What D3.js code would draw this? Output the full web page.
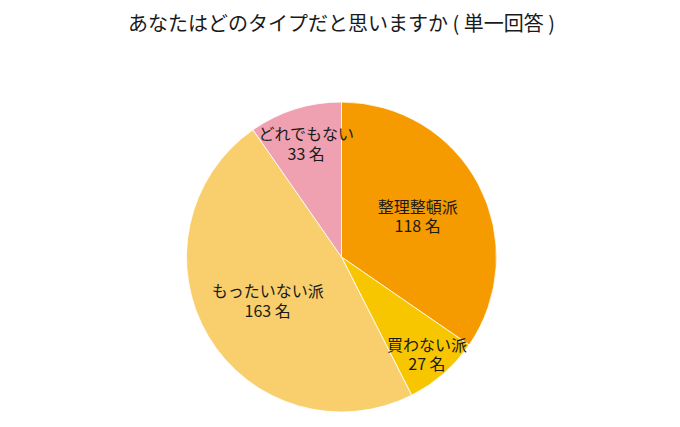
<!DOCTYPE html>
<html>
<head>
<meta charset="utf-8">
<script src="https://cdn.jsdelivr.net/npm/d3@7"></script>
<style>
  body { margin: 0; background: #fff; }
  text { font-family: "Noto Sans CJK JP", "Noto Sans", sans-serif; fill: #1a1a1a; }
</style>
</head>
<body>
<script>
// chart data
var titleText = "あなたはどのタイプだと思いますか ( 単一回答 )";
var categories = ["整理整頓派", "買わない派", "もったいない派", "どれでもない"];
var counts = [118, 27, 163, 33];
var colors = ["#F59B00", "#F8C600", "#F8CF6C", "#F0A1B1"];
var unit = "名";

var width = 680,
    height = 427,
    cx = 341.5,
    cy = 257,
    radius = 155;

var svg = d3.select("body")
    .append("svg")
    .attr("width", width)
    .attr("height", height);

//title
svg.append("text")
    .attr("x", 341.5)
    .attr("y", 31)
    .attr("text-anchor", "middle")
    .style("font-size", "20px")
    .text(titleText);

var pie = d3.pie()
    .sort(null)
    .value(function(d){ return d; });

var arcs = pie(counts);
var total = d3.sum(counts);

var arc = d3.arc()
    .innerRadius(0)
    .outerRadius(radius);

var g = svg.append("g")
    .attr("transform", "translate(" + cx + "," + cy + ")");

g.selectAll(".slice")
    .data(arcs)
    .enter()
    .append("path")
    .attr("class", "slice")
    .attr("d", arc)
    .attr("fill", function(d, i){ return colors[i]; })
    .attr("stroke", "#fff")
    .attr("stroke-width", 0.8);

//small slices get their label pushed outward
function labelArc(d){
    var share = d.value / total;
    var r = share < 0.12 ? radius * (1.18 - 4.33 * share) : radius * 0.555;
    return d3.arc().innerRadius(r).outerRadius(r).centroid(d);
}

var labels = g.selectAll(".label")
    .data(arcs)
    .enter()
    .append("g")
    .attr("class", "label")
    .attr("transform", function(d){
        var p = labelArc(d);
        return "translate(" + p[0] + "," + p[1] + ")";
    });

//two separate lines: name, then count
labels.append("text")
    .attr("text-anchor", "middle")
    .attr("y", -4)
    .style("font-size", "16px")
    .text(function(d, i){ return categories[i]; });

labels.append("text")
    .attr("text-anchor", "middle")
    .attr("y", 15.5)
    .style("font-size", "16px")
    .text(function(d){ return d.value + " " + unit; });
</script>
</body>
</html>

> **Do this**
Copy the whole listing above word for word but do not carry over the pictures.

> **Result of this task**
What D3.js code would draw this? Output the full web page.
<!DOCTYPE html>
<html>
<head>
<meta charset="utf-8">
<script src="https://cdn.jsdelivr.net/npm/d3@7"></script>
<style>
  body { margin: 0; background: #fff; }
  text { font-family: "Noto Sans CJK JP", "Noto Sans", sans-serif; fill: #1a1a1a; }
</style>
</head>
<body>
<script>
// chart data
var titleText = "あなたはどのタイプだと思いますか ( 単一回答 )";
var categories = ["整理整頓派", "買わない派", "もったいない派", "どれでもない"];
var counts = [118, 27, 163, 33];
var colors = ["#F59B00", "#F8C600", "#F8CF6C", "#F0A1B1"];
var unit = "名";

var width = 680,
    height = 427,
    cx = 341.5,
    cy = 257,
    radius = 155;

var svg = d3.select("body")
    .append("svg")
    .attr("width", width)
    .attr("height", height);

//title
svg.append("text")
    .attr("x", 341.5)
    .attr("y", 31)
    .attr("text-anchor", "middle")
    .style("font-size", "20px")
    .text(titleText);

var pie = d3.pie()
    .sort(null)
    .value(function(d){ return d; });

var arcs = pie(counts);
var total = d3.sum(counts);

var arc = d3.arc()
    .innerRadius(0)
    .outerRadius(radius);

var g = svg.append("g")
    .attr("transform", "translate(" + cx + "," + cy + ")");

g.selectAll(".slice")
    .data(arcs)
    .enter()
    .append("path")
    .attr("class", "slice")
    .attr("d", arc)
    .attr("fill", function(d, i){ return colors[i]; })
    .attr("stroke", "#fff")
    .attr("stroke-width", 0.8);

//small slices get their label pushed outward
function labelArc(d){
    var share = d.value / total;
    var r = share < 0.12 ? radius * (1.18 - 4.33 * share) : radius * 0.555;
    return d3.arc().innerRadius(r).outerRadius(r).centroid(d);
}

var labels = g.selectAll(".label")
    .data(arcs)
    .enter()
    .append("g")
    .attr("class", "label")
    .attr("transform", function(d){
        var p = labelArc(d);
        return "translate(" + p[0] + "," + p[1] + ")";
    });

//two separate lines: name, then count
labels.append("text")
    .attr("text-anchor", "middle")
    .attr("y", -4)
    .style("font-size", "16px")
    .text(function(d, i){ return categories[i]; });

labels.append("text")
    .attr("text-anchor", "middle")
    .attr("y", 15.5)
    .style("font-size", "16px")
    .text(function(d){ return d.value + " " + unit; });
</script>
</body>
</html>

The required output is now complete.